If Ford wants to keep playing the midsize game, they’re either going to have to take the Fusion upmarket or downmarket. Or substantially cut costs. There is precedent. The second generation Focus sold only in America from 2008-2011 reflected Ford’s desire to keep costs down by using the same platform as its predecessor. If you go back and read old reviews of that particular Focus, you’ll find that critics generally disliked the styling and found the interior to be lacking quality materials, but praised its driving dynamics and tech offerings.
Ford still has a competitive vehicle in the Fusion. The Accord and Camry may be newer, but all the Ford really needs is a new transmission and some interior upgrades to match them.

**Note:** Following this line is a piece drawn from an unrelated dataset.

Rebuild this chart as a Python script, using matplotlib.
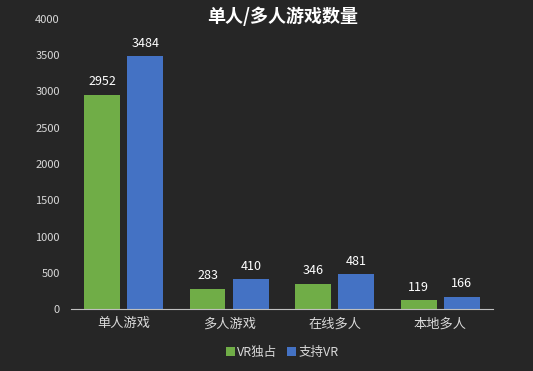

And perhaps some more standard equipment too. As Paul has pointed out numerous times, the Camry spent fifteen years on the same platform. With the right updates, the Fusion can too.
If the Fusion does end up on the chopping block, it will at least have gone out on a high note. It entered the automotive world in similar fashion. Ford built a proper successor to the Taurus by keeping its mission of bringing European driving dynamics and styling to Americans intact. And in some ways it even aped the bull, by being equally accepted across the pond.
C: When are you going to realize you don’t matter anymore?
M: Maybe not. But something has to.
This brief exchange between smarmy tech bro C and Ralph Fiennes’ M in Spectre really highlights where the Fusion finds itself in the automotive world of 2018. Even if it doesn’t make sense to cancel the sedan, Ford will most likely carry out its mission in an upcoming vehicle. Automakers may currently be hell bent on partially burying the past and the present. And there may be justification in mourning what came before. But enthusiasts of all stripes would be wise not to fall into a complete state of despair, because the future looks mighty interesting.